Jubileuszowy krzyż tworzą żywe rośliny - krzewy bukszpanu ofiarowane przez hodowców rodzinę Strzałków z Trepczy - zasadzone w bliskości cerkiewki od strony południowej z grudkami ziemi świętej, przekazanej przez jednego z pielgrzymów. To dodatkowy element podkreślający łączność ze świętym miastem Jeruzalem. Obok od ponad roku rośnie Dąb Jedności Uczniów Chrystusa im. Św. Jana Pawła II. Nasz wielki Rodak jest patronem rodzącej się „międzybrodzkiej ekumenii”. Oby po latach ten żywy krzyż nie tylko ujmował swoim pięknem, ale skłaniał - zarówno patrzących na to miejsce z góry licznych miłośników moto- czy paralotni, jak i dla przybywających tu pieszo i wypoczywających na dębowej ławeczce - do duchowej refleksji i wdzięczności za ten sakrament. Chrzest w imię Trójcy Świętej łączy wszystkich uczniów Chrystusa jako brama zbawienia.
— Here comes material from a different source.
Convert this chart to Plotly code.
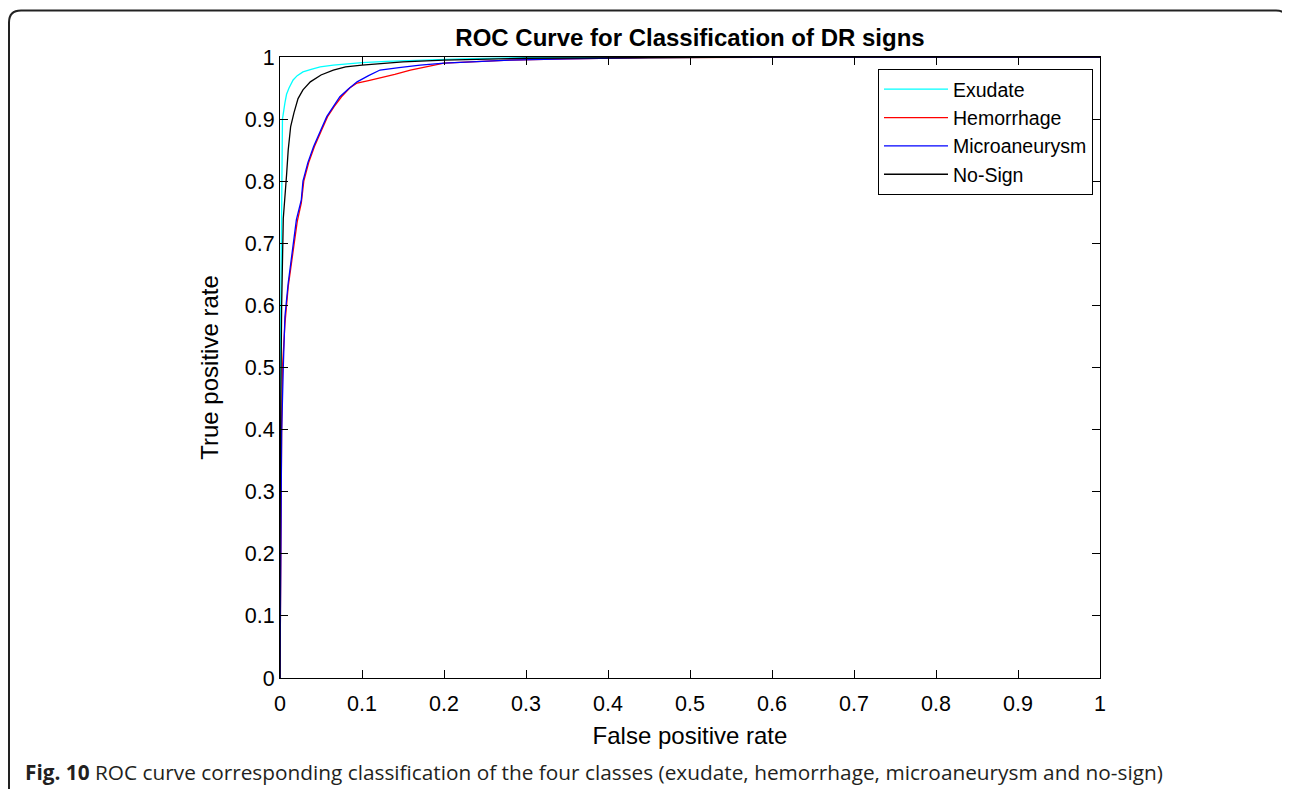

Jesienne deszcze nieco przesunęły terminy prac, ale ostatecznie w wigilię Dnia Papieskiego po dokładnym wyznaczeniu miejsca przez archeologa Pana Jerzego Ginalskiego i pod czujnym okiem miejscowej sołtyski Pani Anny Hryszko grupa mieszkańców zrealizowała to zadanie.